The Case of the Digital Spies

Whenever you download a new app like Snapchat or Facebook, most of them ask for access to a few key parts of your phone. Your camera and your microphone are a given – after all, those selfies aren’t going to post themselves. But upon granting access to those features, you’re also giving that app a huge amount of leeway. While you probably don’t have to worry about an app like Snapchat spying on you, in theory, it could do any of the following things, thanks to the permissions it has already been granted:

  • It can access both the front-facing and rear-facing cameras on your phone any time the app is running.
  • Any time the app is in the foreground, the app could potentially be recording you.
  • It could not only capture photos and videos without specifically telling you, but it could also upload them to the internet for all to see – immediately.

So even if someone doesn’t have access to the user account on their phone, they might not need it to spy on you. All they would need to do is to get into your account on a particular app you’ve already given these types of permissions to. After that, everything else will more or less fall into place.

A lot of this digital suspicion stems back to Edward Snowden, who became a household name after revealing the existence of an NSA program called Optic Nerves. For those unfamiliar, this was a bulk surveillance program the likes of which had never been seen before. NSA operatives were able to capture webcam images every couple of minutes from users’ computers that they would then store for later use. Snowden estimated that anywhere between 3 percent and 11 percent of those images contained some level of nudity, by the way.

Backdoors in mobile operating systems can also be used by, not only agencies like the NSA, but other people with malicious intentions to essentially remote control your phone without your knowing. They could not only record your phone calls and read your messages, but they could capture photos and videos of you at literally any point – throughout the day.

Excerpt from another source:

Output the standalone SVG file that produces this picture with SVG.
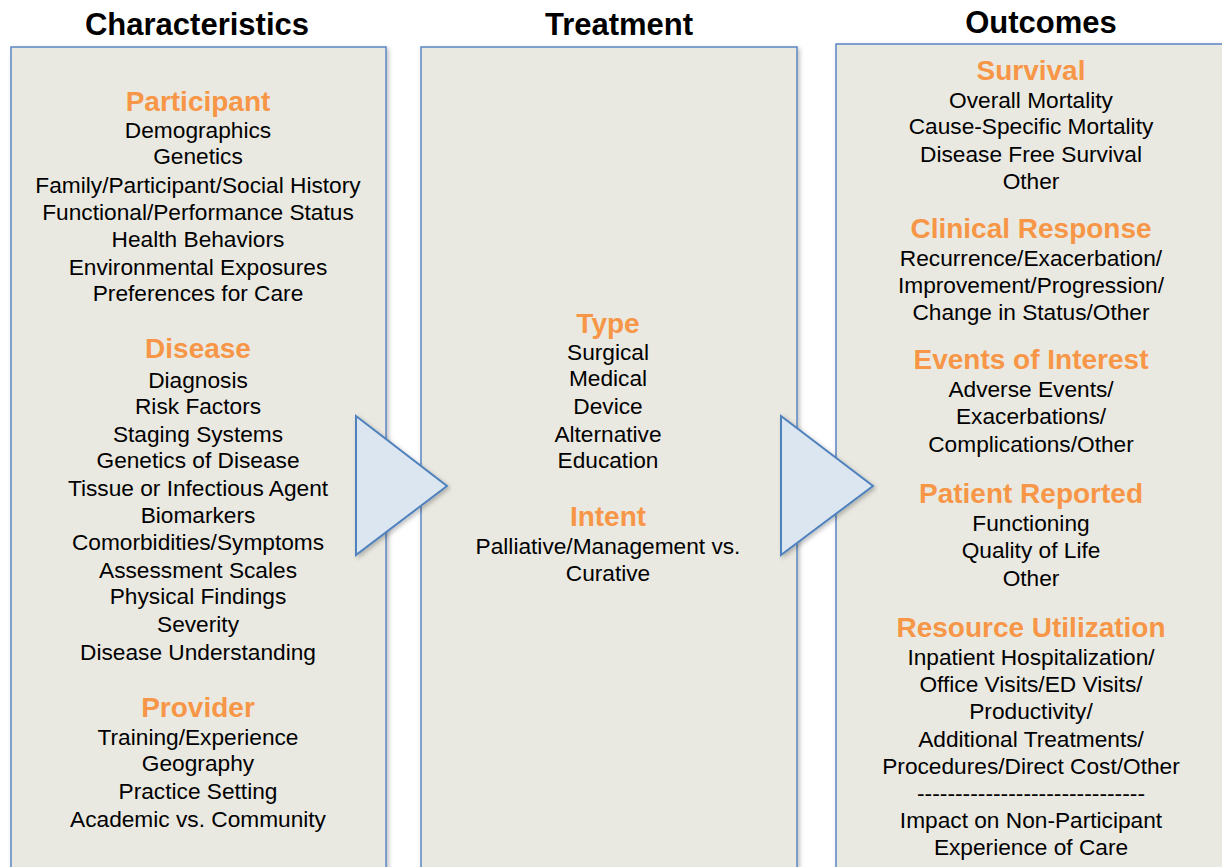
<svg xmlns="http://www.w3.org/2000/svg" width="1222" height="867" viewBox="0 0 1222 867">
<style>
.box{fill:#EAE9E1;stroke:#5B87C5;stroke-width:1.5}
.tri{fill:#DCE6F1;stroke:#4F81BD;stroke-width:2;stroke-linejoin:miter}
text{font-family:"Liberation Sans",Arial,sans-serif;text-anchor:middle}
.title{font-size:31px;font-weight:bold;fill:#000}
.hd{font-size:28px;font-weight:bold;fill:#F79646}
.it{font-size:22.7px;fill:#000}
</style>
<defs>
<filter id="sh" x="-5%" y="-5%" width="110%" height="110%">
<feDropShadow dx="2" dy="2" stdDeviation="2" flood-color="#000" flood-opacity="0.25"/>
</filter>
</defs>
<rect width="1222" height="867" fill="#FFFFFF"/>
<g id="titles">
<text class="title" x="197" y="35">Characteristics</text>
<text class="title" x="619" y="35">Treatment</text>
<text class="title" x="1041" y="33">Outcomes</text>
</g>
<g id="characteristics">
<rect class="box" x="11" y="47" width="375" height="830" filter="url(#sh)"/>
<text class="hd" x="198" y="111">Participant</text>
<text class="it" x="198" y="138">Demographics</text>
<text class="it" x="198" y="164">Genetics</text>
<text class="it" x="198" y="193">Family/Participant/Social History</text>
<text class="it" x="198" y="220">Functional/Performance Status</text>
<text class="it" x="198" y="247">Health Behaviors</text>
<text class="it" x="198" y="275">Environmental Exposures</text>
<text class="it" x="198" y="301">Preferences for Care</text>
<text class="hd" x="198" y="358">Disease</text>
<text class="it" x="198" y="388">Diagnosis</text>
<text class="it" x="198" y="414">Risk Factors</text>
<text class="it" x="198" y="442">Staging Systems</text>
<text class="it" x="198" y="468">Genetics of Disease</text>
<text class="it" x="198" y="496">Tissue or Infectious Agent</text>
<text class="it" x="198" y="523">Biomarkers</text>
<text class="it" x="198" y="550">Comorbidities/Symptoms</text>
<text class="it" x="198" y="578">Assessment Scales</text>
<text class="it" x="198" y="604">Physical Findings</text>
<text class="it" x="198" y="632">Severity</text>
<text class="it" x="198" y="660">Disease Understanding</text>
<text class="hd" x="198" y="717">Provider</text>
<text class="it" x="198" y="745">Training/Experience</text>
<text class="it" x="198" y="771">Geography</text>
<text class="it" x="198" y="799">Practice Setting</text>
<text class="it" x="198" y="827">Academic vs. Community</text>
</g>
<g id="treatment">
<rect class="box" x="421" y="47" width="376" height="830" filter="url(#sh)"/>
<text class="hd" x="608" y="333">Type</text>
<text class="it" x="608" y="360">Surgical</text>
<text class="it" x="608" y="386">Medical</text>
<text class="it" x="608" y="414">Device</text>
<text class="it" x="608" y="442">Alternative</text>
<text class="it" x="608" y="468">Education</text>
<text class="hd" x="608" y="526">Intent</text>
<text class="it" x="608" y="554">Palliative/Management vs.</text>
<text class="it" x="608" y="581">Curative</text>
</g>
<g id="outcomes">
<rect class="box" x="836" y="44" width="400" height="833" filter="url(#sh)"/>
<text class="hd" x="1031" y="80">Survival</text>
<text class="it" x="1031" y="108">Overall Mortality</text>
<text class="it" x="1031" y="134">Cause-Specific Mortality</text>
<text class="it" x="1031" y="162">Disease Free Survival</text>
<text class="it" x="1031" y="189">Other</text>
<text class="hd" x="1031" y="238">Clinical Response</text>
<text class="it" x="1031" y="266">Recurrence/Exacerbation/</text>
<text class="it" x="1031" y="293">Improvement/Progression/</text>
<text class="it" x="1031" y="320">Change in Status/Other</text>
<text class="hd" x="1031" y="369">Events of Interest</text>
<text class="it" x="1031" y="397">Adverse Events/</text>
<text class="it" x="1031" y="424">Exacerbations/</text>
<text class="it" x="1031" y="452">Complications/Other</text>
<text class="hd" x="1031" y="503">Patient Reported</text>
<text class="it" x="1031" y="531">Functioning</text>
<text class="it" x="1031" y="558">Quality of Life</text>
<text class="it" x="1031" y="586">Other</text>
<text class="hd" x="1031" y="637">Resource Utilization</text>
<text class="it" x="1031" y="665">Inpatient Hospitalization/</text>
<text class="it" x="1031" y="692">Office Visits/ED Visits/</text>
<text class="it" x="1031" y="719">Productivity/</text>
<text class="it" x="1031" y="747">Additional Treatments/</text>
<text class="it" x="1031" y="774">Procedures/Direct Cost/Other</text>
<text class="it" x="1031" y="801" textLength="228" lengthAdjust="spacingAndGlyphs">------------------------------</text>
<text class="it" x="1031" y="828">Impact on Non-Participant</text>
<text class="it" x="1031" y="855">Experience of Care</text>
</g>
<g id="connectors">
<polygon class="tri" points="356,416 447,486 356,555" filter="url(#sh)"/>
<polygon class="tri" points="781,416 873,486 781,555" filter="url(#sh)"/>
</g>
</svg>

As smartphones became more popular, and as social media did the same, we all quickly got used to the idea that we were going to have to give up a little bit of our privacy for the sake of convenience. But few people could have predicted the situation would be as grave as the one we now face. So, unfortunately, the answer to the question, “is your phone’s microphone and camera spying on you?” isn’t a hard “yes” or “no” – nor will it ever be. Instead, the more accurate and honest answer is “who knows… but it easily could be, and you can’t do anything about it.” Which, of course, is even more terrifying.